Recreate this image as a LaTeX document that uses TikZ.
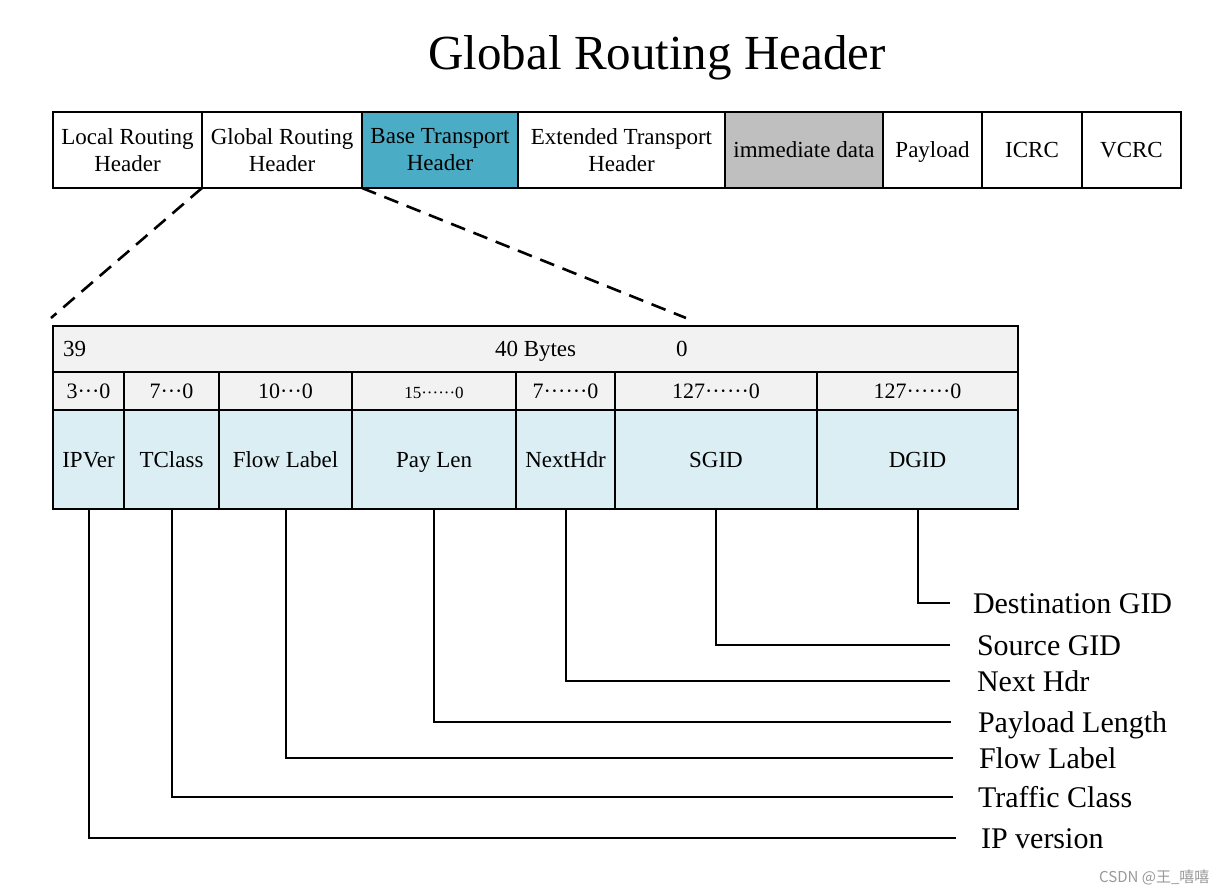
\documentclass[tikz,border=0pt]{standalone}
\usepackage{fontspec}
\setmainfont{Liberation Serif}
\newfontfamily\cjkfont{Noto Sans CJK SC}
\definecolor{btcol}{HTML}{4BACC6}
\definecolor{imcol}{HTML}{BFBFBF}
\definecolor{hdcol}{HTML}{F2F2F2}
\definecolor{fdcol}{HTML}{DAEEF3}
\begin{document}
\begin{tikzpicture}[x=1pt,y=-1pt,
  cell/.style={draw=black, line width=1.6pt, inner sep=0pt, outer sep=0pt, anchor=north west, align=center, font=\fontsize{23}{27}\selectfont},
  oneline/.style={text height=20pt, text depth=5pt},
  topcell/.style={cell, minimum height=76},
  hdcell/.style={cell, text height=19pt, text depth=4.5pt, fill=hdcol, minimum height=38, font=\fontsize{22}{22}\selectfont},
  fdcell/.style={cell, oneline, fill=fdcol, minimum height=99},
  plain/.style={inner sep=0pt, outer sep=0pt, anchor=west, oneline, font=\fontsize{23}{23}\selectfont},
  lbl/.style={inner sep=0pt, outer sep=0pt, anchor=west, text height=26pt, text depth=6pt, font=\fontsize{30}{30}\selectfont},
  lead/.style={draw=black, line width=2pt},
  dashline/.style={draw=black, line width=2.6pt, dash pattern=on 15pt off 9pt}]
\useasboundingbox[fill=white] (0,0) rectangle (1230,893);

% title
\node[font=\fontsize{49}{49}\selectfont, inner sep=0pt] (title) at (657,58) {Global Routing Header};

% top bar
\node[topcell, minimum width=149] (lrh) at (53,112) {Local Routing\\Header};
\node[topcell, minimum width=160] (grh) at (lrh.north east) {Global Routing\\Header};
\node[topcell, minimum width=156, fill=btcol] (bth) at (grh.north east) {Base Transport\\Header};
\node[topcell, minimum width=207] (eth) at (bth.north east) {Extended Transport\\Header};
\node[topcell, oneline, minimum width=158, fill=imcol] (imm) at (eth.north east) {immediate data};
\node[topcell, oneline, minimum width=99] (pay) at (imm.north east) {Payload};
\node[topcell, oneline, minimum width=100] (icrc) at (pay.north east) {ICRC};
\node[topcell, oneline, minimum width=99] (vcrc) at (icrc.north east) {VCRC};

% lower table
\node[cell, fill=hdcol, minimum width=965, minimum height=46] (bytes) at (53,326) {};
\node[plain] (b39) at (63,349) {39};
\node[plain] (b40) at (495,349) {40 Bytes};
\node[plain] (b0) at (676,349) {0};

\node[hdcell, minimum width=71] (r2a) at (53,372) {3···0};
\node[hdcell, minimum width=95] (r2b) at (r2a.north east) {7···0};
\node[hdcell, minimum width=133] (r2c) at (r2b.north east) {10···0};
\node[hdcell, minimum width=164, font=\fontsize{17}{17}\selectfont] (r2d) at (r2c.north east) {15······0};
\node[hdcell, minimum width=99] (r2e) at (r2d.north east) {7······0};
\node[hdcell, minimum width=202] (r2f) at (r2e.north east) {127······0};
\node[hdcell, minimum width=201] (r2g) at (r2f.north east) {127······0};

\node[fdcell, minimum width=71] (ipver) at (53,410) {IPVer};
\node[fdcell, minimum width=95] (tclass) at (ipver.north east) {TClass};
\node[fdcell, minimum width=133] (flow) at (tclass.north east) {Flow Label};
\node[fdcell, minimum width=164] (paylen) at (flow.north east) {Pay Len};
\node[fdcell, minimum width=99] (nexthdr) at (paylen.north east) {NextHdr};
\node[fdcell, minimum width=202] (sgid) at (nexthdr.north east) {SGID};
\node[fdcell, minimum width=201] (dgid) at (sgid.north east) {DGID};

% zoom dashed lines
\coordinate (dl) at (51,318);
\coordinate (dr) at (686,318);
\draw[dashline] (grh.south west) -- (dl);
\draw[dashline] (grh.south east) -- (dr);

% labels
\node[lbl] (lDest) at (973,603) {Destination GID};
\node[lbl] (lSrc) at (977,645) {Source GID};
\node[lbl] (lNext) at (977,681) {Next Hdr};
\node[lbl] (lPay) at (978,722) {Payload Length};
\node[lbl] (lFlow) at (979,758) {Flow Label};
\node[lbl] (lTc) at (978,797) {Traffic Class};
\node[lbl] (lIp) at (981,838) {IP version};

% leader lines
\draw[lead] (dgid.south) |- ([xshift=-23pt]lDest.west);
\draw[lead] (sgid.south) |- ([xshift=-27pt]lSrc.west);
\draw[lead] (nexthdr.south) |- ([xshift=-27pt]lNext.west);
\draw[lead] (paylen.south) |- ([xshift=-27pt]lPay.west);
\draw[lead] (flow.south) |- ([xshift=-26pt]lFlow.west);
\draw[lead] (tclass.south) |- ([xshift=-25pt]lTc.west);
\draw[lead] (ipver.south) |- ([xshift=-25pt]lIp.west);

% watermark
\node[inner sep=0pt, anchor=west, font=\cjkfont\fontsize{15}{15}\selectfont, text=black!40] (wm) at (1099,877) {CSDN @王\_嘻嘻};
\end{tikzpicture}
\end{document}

--

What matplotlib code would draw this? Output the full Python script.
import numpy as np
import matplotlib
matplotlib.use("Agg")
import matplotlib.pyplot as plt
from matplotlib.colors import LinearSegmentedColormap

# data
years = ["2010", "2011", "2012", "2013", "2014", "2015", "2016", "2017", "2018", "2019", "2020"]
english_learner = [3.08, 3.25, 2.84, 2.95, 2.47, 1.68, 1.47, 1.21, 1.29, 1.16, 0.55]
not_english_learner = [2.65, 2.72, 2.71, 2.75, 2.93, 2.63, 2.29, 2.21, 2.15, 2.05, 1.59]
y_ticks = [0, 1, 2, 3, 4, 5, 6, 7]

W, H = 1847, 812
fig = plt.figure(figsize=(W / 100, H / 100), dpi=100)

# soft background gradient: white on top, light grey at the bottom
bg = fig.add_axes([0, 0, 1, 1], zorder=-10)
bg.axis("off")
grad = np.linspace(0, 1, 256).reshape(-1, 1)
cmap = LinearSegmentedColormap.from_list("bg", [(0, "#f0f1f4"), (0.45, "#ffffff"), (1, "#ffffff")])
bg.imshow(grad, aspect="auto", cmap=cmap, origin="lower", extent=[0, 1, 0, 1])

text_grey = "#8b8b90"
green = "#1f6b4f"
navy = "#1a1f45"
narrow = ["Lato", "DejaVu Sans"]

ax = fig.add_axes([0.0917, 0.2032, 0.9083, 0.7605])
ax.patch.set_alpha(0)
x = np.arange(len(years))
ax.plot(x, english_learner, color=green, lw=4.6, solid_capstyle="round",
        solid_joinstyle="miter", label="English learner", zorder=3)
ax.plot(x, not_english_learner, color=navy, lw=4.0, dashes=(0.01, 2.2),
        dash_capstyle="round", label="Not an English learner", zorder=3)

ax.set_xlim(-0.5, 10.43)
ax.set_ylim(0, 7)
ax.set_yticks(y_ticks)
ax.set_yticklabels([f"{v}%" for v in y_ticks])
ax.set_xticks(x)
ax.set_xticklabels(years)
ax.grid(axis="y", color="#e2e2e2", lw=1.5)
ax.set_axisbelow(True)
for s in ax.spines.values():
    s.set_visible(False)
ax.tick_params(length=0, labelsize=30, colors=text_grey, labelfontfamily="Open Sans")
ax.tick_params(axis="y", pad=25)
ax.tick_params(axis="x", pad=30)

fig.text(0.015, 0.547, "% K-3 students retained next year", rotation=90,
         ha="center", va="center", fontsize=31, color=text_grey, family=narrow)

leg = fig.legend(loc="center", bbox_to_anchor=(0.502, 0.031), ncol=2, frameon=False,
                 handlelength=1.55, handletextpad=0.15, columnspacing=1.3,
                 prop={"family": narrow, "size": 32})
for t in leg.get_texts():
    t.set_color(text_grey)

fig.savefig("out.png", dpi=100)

==

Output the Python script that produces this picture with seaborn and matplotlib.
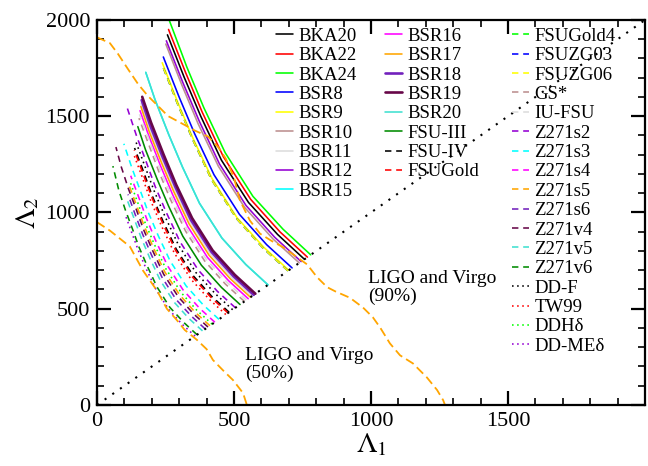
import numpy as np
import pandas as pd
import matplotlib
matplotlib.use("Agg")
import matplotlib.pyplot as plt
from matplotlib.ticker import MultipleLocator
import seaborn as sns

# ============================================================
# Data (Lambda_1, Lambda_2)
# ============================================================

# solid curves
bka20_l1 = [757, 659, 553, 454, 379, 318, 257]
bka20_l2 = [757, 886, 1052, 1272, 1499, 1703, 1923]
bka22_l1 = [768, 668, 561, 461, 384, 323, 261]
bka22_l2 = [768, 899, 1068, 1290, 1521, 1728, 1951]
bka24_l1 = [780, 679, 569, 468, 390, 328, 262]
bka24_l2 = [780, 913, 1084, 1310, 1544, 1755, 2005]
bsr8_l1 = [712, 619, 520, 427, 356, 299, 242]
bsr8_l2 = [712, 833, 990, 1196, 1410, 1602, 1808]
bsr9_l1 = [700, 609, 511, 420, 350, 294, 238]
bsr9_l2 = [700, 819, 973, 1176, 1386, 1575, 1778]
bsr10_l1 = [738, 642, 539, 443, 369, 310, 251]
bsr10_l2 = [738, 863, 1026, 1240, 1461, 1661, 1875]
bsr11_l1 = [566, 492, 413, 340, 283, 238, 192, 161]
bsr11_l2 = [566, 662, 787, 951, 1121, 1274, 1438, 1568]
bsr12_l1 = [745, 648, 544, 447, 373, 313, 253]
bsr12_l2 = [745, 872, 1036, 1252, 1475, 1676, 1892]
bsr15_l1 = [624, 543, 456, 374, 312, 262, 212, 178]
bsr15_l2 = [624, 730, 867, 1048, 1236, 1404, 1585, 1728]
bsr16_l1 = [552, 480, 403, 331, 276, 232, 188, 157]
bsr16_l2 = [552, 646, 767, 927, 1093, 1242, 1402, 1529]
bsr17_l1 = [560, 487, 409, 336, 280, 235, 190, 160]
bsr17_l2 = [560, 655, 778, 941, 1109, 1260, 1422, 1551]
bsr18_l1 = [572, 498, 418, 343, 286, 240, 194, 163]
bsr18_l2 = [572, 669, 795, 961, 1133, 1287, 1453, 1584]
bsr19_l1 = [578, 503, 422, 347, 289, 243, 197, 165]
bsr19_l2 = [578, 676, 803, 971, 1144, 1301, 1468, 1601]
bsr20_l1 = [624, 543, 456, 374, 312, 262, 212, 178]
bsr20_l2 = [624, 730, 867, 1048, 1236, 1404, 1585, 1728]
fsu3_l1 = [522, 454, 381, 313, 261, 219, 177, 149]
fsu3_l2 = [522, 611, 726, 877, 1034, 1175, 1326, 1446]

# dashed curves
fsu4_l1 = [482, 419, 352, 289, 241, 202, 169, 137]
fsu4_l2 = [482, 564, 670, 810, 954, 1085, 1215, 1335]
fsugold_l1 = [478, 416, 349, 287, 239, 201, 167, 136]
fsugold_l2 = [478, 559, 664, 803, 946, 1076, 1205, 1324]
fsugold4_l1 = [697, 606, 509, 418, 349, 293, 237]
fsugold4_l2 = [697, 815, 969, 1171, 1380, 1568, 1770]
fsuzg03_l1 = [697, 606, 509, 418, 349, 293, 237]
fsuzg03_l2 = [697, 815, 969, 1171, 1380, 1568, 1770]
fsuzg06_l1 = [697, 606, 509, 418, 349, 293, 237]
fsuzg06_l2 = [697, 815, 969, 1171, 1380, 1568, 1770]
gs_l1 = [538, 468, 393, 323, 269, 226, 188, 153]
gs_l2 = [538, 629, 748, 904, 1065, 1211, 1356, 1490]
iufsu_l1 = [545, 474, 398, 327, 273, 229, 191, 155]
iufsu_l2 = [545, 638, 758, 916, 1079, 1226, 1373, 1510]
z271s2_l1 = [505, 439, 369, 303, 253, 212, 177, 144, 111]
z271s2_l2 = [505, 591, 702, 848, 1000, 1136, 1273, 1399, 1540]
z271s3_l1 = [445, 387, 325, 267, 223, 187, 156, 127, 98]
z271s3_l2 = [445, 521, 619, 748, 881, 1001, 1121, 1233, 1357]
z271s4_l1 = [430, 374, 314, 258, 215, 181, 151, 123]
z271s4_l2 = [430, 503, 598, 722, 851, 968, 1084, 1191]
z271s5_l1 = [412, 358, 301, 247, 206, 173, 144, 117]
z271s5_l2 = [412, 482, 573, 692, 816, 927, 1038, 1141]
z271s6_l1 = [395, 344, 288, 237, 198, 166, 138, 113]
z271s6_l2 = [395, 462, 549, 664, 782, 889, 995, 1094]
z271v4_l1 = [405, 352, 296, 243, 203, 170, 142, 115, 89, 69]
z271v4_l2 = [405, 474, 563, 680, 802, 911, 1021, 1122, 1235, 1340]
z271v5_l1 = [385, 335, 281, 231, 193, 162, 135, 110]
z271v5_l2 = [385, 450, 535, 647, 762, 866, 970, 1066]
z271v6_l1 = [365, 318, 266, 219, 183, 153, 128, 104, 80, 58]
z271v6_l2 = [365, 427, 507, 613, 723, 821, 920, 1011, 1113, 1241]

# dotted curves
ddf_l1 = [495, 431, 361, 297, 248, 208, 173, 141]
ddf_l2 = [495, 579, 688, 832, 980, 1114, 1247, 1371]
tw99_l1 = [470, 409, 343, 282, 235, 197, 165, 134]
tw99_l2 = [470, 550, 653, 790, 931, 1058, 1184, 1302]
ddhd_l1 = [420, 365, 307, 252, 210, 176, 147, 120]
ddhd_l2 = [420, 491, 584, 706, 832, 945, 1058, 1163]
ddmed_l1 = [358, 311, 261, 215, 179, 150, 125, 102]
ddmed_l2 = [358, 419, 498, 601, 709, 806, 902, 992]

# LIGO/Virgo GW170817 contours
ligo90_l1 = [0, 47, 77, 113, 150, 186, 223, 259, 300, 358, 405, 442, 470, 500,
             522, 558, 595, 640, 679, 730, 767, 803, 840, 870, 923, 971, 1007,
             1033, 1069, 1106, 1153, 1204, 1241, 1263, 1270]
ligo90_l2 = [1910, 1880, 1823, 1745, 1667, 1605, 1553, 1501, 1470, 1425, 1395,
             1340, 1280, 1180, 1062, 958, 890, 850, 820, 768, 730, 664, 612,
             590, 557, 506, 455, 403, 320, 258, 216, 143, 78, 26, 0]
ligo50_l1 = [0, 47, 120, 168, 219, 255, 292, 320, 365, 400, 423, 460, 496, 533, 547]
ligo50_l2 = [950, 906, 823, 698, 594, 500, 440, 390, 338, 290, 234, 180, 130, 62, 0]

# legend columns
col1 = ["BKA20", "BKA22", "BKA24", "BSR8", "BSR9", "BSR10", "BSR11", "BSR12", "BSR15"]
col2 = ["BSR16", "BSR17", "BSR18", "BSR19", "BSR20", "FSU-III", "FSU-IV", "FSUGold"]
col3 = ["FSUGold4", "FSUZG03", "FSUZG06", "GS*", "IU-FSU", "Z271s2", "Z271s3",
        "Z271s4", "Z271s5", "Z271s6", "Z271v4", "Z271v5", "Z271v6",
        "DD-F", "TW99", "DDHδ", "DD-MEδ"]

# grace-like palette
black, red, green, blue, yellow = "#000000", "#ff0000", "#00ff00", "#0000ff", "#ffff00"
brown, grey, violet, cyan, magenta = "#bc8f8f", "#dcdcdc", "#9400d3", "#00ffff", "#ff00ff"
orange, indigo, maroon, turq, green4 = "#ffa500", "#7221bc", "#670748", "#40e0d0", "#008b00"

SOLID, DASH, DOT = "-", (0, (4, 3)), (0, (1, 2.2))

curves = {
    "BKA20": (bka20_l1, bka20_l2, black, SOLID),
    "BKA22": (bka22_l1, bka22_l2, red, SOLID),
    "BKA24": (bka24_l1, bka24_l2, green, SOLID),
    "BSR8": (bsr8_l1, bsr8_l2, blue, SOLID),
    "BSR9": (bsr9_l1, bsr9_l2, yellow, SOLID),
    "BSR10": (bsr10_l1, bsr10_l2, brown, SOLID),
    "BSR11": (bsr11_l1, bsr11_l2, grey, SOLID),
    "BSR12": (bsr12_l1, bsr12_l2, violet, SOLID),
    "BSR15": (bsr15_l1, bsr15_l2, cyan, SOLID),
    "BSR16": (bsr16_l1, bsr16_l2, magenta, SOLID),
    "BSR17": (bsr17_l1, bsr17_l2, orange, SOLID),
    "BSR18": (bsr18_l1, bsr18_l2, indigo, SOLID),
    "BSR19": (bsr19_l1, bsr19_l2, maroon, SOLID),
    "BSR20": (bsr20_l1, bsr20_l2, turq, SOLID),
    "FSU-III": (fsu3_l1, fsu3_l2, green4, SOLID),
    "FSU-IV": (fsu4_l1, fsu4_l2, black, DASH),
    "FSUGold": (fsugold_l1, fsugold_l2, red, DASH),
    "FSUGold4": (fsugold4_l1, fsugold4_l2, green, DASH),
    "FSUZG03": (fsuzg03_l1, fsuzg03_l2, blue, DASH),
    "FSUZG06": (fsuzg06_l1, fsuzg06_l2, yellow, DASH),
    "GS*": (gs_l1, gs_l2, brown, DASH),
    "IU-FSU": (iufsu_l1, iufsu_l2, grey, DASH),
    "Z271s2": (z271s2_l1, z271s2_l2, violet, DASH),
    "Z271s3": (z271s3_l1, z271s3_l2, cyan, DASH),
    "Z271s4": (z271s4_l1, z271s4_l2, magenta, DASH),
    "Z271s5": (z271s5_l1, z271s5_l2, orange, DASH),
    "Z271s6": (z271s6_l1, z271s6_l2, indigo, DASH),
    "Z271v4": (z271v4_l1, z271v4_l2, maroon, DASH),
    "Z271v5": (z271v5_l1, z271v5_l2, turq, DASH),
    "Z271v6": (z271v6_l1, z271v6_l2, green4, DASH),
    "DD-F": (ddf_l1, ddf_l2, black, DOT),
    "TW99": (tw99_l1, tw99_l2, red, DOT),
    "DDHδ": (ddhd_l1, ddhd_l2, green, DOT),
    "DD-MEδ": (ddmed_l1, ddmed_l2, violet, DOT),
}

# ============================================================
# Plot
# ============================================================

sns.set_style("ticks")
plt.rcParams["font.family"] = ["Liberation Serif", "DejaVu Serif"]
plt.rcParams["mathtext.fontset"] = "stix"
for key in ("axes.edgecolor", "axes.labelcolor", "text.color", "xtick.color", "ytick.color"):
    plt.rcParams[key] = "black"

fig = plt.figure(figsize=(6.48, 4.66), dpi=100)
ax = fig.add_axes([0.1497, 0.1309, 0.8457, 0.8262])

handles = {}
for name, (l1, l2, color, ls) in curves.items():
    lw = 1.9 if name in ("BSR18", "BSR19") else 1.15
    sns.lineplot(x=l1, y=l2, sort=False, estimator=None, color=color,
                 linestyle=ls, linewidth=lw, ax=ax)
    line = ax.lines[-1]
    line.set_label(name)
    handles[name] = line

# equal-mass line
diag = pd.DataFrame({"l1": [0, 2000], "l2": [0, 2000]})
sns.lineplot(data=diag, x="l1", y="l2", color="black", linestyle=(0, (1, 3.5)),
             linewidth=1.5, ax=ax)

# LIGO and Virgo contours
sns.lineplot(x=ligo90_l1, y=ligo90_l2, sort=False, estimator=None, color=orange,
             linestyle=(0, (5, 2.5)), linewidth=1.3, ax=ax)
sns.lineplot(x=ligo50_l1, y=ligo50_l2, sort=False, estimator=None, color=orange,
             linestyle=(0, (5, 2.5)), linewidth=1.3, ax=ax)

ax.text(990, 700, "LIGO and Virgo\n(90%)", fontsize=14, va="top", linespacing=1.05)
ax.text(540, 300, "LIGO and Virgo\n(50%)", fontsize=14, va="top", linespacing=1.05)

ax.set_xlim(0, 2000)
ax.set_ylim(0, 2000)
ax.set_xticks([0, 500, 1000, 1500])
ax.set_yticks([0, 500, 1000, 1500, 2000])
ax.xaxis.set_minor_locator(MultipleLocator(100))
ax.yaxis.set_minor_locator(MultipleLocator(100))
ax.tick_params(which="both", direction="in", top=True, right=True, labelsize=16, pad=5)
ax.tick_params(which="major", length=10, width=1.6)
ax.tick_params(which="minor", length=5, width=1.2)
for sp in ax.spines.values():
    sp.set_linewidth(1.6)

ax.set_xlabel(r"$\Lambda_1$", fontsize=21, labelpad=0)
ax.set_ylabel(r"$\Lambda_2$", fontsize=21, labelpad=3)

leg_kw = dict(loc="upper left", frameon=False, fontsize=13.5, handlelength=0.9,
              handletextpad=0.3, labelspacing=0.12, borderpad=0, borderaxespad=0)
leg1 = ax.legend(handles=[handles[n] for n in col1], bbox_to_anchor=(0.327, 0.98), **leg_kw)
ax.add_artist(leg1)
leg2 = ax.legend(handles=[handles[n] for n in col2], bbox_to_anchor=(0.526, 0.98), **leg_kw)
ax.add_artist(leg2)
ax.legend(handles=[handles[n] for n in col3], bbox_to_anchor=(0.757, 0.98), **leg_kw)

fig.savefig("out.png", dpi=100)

### Set task:
Copy every line of the listing that contains the word "Python".

### The result:
What matplotlib code would draw this? Output the full Python script.
Output the Python script that produces this picture with seaborn and matplotlib.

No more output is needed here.